▸ **Aim**
Filter the entries that follow, copying every line in which the word "Apache" appears.

# Start of Recorded data

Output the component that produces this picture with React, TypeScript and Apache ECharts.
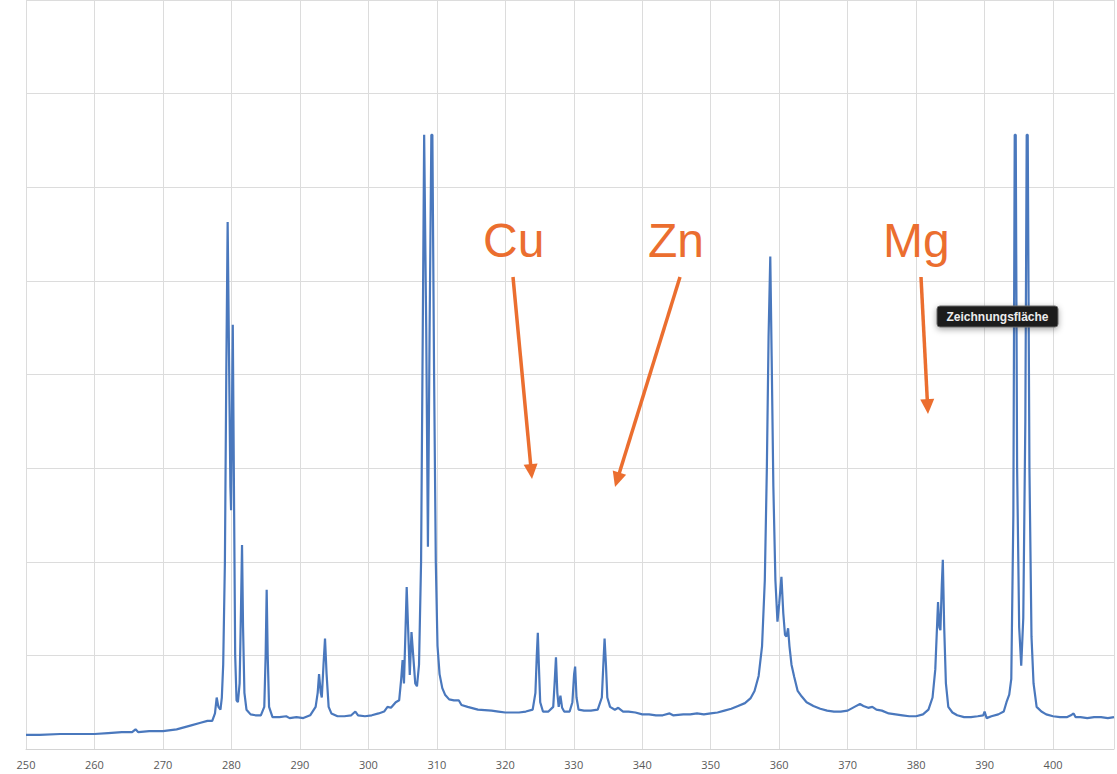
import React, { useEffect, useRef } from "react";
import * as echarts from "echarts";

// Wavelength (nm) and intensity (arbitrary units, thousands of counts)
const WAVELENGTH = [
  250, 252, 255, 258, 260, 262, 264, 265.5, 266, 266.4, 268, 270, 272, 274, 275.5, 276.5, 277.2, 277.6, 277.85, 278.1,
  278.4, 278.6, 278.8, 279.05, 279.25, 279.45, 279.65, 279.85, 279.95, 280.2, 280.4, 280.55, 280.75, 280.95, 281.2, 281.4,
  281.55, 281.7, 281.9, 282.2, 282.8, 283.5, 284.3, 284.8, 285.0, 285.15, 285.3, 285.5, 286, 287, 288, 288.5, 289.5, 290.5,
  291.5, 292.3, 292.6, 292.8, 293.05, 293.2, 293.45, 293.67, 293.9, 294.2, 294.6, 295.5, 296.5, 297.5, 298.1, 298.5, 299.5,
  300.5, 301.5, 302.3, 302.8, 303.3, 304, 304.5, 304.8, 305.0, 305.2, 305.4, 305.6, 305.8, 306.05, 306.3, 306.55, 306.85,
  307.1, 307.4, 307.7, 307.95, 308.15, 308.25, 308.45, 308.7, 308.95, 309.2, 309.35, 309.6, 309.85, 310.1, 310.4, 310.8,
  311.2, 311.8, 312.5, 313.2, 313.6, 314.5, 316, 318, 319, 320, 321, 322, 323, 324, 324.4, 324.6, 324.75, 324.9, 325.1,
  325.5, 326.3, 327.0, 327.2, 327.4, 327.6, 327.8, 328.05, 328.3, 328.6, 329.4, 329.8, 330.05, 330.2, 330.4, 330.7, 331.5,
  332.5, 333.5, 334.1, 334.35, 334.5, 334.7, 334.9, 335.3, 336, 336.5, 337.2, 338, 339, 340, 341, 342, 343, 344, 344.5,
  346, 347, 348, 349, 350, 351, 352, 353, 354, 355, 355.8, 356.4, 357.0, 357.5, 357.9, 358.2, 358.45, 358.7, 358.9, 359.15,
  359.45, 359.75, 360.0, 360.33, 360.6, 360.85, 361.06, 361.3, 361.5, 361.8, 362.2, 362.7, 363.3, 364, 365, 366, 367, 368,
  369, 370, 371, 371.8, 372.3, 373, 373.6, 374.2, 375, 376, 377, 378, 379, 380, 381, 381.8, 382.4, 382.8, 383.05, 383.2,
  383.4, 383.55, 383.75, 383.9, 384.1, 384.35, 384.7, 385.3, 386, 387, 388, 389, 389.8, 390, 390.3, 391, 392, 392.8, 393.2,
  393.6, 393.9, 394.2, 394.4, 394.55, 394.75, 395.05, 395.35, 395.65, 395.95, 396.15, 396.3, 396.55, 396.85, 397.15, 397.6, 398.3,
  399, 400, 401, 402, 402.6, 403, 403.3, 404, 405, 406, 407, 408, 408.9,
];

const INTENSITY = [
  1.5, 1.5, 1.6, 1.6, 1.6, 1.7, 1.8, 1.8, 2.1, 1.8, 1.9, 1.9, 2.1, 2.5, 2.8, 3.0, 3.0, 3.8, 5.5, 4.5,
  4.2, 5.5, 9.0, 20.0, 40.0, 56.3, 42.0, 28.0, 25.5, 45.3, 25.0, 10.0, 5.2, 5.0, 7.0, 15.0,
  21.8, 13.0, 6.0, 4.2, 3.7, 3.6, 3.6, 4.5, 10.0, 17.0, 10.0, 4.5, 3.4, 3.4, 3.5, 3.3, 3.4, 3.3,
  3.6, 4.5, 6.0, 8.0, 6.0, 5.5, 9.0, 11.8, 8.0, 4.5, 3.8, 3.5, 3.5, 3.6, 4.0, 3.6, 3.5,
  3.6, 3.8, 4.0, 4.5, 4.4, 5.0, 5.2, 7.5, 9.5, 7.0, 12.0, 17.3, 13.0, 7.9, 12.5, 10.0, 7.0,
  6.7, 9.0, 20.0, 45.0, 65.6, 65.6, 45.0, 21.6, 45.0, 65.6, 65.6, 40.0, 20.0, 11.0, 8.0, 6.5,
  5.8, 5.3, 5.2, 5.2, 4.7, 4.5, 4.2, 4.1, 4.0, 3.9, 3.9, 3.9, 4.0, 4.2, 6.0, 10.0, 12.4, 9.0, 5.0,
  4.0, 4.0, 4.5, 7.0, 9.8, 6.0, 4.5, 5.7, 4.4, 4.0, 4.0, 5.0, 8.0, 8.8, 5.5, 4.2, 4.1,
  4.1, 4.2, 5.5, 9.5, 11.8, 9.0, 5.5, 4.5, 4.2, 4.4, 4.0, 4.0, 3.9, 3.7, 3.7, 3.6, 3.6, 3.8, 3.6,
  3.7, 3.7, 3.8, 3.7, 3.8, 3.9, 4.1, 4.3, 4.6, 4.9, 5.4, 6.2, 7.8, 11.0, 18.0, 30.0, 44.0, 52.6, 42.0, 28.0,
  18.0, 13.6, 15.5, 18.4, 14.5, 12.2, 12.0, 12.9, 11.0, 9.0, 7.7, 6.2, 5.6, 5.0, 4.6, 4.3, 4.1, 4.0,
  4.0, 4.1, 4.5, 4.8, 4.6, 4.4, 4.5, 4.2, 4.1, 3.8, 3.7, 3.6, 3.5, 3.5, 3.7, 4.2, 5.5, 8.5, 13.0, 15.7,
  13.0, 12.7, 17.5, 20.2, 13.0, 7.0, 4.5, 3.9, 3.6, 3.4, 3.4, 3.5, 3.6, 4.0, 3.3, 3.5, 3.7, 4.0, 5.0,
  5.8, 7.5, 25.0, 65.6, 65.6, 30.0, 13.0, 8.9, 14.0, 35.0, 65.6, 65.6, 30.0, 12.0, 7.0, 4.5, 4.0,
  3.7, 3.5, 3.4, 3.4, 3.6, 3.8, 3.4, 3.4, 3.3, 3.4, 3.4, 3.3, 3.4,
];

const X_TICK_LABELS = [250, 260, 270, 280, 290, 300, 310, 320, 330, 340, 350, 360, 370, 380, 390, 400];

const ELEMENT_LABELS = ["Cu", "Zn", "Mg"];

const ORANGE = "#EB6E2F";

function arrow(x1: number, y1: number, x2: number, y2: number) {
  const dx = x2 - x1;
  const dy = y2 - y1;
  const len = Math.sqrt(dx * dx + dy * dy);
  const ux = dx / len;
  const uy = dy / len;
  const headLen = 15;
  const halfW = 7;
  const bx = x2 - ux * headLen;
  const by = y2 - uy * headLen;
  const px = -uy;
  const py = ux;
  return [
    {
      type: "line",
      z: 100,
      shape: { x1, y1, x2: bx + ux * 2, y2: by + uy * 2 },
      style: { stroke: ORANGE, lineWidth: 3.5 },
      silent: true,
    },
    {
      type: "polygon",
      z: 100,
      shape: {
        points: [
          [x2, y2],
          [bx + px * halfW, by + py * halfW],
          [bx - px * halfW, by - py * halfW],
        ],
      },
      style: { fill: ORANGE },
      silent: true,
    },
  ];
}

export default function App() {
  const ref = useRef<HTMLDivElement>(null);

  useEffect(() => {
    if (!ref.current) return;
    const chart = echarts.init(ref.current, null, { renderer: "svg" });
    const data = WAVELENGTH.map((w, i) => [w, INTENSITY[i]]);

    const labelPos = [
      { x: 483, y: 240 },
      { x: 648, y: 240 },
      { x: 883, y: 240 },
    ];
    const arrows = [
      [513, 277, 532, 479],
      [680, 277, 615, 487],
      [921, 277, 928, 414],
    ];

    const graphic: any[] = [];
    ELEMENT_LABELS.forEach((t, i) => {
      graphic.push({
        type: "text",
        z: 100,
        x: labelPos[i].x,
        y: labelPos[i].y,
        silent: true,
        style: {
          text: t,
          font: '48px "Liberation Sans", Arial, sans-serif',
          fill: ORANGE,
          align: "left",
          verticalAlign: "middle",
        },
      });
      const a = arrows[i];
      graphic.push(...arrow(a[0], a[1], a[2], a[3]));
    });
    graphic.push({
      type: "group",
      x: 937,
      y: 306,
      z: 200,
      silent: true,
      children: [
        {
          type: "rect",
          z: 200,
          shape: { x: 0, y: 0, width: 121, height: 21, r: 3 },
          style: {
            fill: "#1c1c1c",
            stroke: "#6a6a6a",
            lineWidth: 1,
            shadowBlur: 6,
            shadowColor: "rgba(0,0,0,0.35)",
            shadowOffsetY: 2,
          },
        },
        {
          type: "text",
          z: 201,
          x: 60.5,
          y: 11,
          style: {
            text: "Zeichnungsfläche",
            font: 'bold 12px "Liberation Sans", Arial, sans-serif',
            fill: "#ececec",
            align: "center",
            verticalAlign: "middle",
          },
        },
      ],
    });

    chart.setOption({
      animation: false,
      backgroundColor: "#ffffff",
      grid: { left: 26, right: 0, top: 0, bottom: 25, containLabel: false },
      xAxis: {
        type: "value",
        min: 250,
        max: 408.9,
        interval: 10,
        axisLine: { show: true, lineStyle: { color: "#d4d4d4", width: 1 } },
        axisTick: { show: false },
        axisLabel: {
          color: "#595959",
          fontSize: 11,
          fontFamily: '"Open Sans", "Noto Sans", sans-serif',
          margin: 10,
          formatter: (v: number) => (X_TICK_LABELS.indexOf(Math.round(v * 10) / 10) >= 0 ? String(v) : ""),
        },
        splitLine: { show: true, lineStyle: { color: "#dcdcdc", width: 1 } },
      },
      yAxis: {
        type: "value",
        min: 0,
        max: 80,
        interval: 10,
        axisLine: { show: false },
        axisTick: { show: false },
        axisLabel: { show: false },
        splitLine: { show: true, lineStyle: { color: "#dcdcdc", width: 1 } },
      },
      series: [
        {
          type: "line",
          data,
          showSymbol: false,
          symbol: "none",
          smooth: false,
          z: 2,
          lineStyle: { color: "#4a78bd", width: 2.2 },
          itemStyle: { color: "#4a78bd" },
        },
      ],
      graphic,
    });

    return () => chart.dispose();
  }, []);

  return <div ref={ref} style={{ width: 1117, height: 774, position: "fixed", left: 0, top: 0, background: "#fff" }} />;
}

# End of Recorded data
# Start of Recorded data

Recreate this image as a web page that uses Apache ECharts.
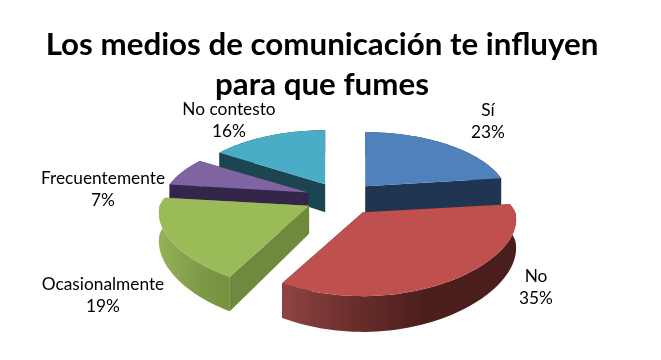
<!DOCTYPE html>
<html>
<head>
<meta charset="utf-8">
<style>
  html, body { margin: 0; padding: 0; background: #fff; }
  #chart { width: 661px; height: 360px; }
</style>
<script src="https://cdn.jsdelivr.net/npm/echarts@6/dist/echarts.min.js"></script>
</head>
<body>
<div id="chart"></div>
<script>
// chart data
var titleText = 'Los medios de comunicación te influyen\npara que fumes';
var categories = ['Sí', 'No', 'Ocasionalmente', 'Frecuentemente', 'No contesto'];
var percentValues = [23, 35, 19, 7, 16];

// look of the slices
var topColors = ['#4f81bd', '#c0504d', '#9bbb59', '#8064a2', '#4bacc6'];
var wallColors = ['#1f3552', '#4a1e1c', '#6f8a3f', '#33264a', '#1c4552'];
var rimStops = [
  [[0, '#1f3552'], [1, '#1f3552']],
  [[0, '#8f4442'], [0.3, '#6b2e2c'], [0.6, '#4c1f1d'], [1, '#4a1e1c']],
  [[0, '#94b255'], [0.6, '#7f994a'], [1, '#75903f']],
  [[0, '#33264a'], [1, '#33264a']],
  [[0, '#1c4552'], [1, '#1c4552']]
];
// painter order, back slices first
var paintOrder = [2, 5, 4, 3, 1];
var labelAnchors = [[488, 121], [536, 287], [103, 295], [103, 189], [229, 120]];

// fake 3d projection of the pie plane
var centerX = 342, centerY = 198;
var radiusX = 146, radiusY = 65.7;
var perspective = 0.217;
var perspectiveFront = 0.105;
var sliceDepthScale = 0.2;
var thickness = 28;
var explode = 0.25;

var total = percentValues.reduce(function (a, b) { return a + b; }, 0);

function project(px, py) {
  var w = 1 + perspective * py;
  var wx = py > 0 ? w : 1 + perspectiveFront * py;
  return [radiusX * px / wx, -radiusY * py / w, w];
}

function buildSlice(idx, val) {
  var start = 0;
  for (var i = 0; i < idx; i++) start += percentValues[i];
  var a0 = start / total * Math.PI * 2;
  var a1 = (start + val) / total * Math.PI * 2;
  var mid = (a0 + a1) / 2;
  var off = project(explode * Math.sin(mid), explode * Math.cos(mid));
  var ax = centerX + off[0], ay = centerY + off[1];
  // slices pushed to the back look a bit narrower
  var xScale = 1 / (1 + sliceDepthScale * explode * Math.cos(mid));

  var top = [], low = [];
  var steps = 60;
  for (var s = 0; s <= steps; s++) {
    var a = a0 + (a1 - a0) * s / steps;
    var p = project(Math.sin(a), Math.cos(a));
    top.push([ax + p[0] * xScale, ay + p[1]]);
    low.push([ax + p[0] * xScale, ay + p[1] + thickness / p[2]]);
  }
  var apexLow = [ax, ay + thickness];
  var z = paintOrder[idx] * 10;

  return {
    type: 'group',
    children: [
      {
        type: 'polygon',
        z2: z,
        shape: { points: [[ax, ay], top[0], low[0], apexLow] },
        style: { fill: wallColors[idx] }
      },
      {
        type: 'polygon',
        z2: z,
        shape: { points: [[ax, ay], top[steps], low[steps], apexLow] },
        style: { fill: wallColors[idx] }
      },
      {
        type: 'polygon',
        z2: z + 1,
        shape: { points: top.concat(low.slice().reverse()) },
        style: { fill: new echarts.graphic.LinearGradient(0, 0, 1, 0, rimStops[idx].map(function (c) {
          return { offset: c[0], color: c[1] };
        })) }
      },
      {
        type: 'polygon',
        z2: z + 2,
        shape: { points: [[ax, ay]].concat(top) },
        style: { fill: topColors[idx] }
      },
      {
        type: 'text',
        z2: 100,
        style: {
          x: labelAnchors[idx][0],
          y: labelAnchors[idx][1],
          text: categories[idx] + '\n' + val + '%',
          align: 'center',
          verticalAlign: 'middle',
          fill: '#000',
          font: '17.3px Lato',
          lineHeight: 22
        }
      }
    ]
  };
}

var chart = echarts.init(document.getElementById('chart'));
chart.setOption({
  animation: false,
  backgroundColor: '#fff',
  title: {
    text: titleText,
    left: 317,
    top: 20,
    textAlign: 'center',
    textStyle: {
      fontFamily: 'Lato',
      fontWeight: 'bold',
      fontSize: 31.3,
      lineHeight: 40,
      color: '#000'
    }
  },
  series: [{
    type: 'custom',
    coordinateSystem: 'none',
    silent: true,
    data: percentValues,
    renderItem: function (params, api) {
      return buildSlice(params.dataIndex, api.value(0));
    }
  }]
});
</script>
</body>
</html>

# End of Recorded data
# Start of Recorded data

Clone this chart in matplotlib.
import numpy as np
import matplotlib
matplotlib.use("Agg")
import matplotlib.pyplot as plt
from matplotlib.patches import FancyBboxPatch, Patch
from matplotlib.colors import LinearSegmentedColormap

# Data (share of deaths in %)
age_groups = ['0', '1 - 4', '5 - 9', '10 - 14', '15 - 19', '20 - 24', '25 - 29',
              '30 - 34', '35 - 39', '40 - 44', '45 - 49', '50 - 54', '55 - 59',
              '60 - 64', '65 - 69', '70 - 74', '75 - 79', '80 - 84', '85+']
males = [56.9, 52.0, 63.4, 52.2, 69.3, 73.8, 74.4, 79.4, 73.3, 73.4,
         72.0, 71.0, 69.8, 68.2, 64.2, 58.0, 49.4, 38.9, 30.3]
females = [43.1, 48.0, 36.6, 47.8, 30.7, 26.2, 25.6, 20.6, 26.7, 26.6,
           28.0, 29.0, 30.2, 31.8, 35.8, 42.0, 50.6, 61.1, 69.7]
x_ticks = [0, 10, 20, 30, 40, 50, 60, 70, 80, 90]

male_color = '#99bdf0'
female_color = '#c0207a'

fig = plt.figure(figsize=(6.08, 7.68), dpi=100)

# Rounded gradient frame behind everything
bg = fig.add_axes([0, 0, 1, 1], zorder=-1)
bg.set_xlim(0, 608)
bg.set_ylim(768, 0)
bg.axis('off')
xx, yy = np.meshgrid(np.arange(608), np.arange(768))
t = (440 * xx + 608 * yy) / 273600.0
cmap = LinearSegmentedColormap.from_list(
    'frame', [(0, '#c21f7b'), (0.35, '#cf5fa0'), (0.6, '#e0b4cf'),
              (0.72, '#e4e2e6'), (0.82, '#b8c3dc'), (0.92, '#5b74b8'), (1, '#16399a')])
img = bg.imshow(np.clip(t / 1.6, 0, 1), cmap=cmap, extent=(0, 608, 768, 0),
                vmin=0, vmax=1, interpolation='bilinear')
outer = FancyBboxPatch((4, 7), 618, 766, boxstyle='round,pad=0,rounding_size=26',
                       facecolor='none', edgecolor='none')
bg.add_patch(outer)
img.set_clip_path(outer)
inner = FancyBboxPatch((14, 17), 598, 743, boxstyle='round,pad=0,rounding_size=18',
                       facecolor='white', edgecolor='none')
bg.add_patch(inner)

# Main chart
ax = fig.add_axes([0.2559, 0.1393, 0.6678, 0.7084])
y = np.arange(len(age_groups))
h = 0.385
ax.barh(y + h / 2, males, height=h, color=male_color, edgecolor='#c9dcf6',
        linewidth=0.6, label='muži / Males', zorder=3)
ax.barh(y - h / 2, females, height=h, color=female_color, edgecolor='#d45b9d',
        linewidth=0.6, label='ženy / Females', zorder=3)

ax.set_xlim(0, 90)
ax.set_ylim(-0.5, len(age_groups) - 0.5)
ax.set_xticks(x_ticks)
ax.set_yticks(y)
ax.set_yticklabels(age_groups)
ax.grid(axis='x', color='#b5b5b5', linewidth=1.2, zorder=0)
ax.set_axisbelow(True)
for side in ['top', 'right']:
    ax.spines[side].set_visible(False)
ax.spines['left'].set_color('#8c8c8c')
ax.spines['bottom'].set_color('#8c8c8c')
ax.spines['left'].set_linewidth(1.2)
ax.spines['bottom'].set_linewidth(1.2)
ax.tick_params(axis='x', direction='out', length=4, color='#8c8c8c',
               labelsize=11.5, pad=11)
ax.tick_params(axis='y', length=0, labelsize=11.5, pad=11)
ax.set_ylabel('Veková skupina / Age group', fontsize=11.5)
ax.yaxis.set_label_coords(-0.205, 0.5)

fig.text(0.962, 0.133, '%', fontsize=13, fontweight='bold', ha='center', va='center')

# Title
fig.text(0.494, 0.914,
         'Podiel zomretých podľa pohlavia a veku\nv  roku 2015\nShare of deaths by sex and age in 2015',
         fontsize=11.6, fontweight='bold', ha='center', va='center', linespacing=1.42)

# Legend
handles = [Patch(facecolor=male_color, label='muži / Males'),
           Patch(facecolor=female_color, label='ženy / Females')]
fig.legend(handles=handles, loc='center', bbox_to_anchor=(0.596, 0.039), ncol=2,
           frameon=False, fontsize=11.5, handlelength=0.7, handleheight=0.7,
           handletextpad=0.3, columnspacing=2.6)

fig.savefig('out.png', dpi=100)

# End of Recorded data

▸ **Task solution**
Output the component that produces this picture with React, TypeScript and Apache ECharts.
Recreate this image as a web page that uses Apache ECharts.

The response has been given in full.